I haven't edited my post. I think it was one of the other posts about "skinny" maybe? Probably just said in jest.
Norm is a great tier. I always enjoy his poppers/bass bugs. Great paint jobs.
FOR ME, fly recipes are like cooking recipes, they are just a guide and you can add your own flair. It's the creative outlet that makes it fun, for me.
The flies in question are well proportioned and nicely tied.
I got on a Doc Spratley tying jag last winter and filled a box with variants on a great theme. A couple of my favorite variations are to make the body of peacock herl, another is red dyed pheasant tail for the wing, and a third is a Doc Spratley dry, which has an elk hair tail, with the elk hairs forming the underbody, and a grizzly dry hackle over the pheasant tail wing.
Array of Doc Spratley variations
Doc Spratley dry
A friend sent this photo to me of steelhead Spratlys he found on the internet. I don't know who tied them but they are very nicely done.
nice dry pattern
opinions are like assholes....
everyboy has one
.... and they all stink.
I think Doc Spratley use to say
"and they all smell like ass"
Thanks all for the posts of the variations of one of my favorite patterns. I always enjoy seeing variations and trying different ones.

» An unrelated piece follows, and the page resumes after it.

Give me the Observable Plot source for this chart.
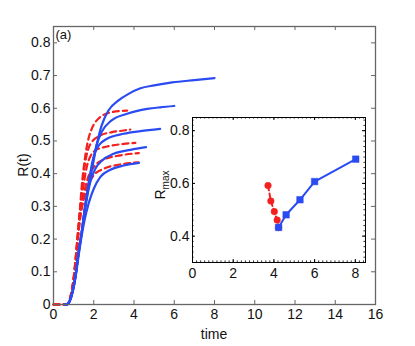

Norm, Don't sweat it. Contrary to popular belief nothing in nature is perfect. I've tied a lot of flies, for instance dries, where the wing would slide at the last minute, hence a cripple. Caught more fish on them then on a a near perfect tie. The photos of your ties were removed before I got a chance to see them, but if you learned from one of the masters, I'm sure they will work and that is all that matters.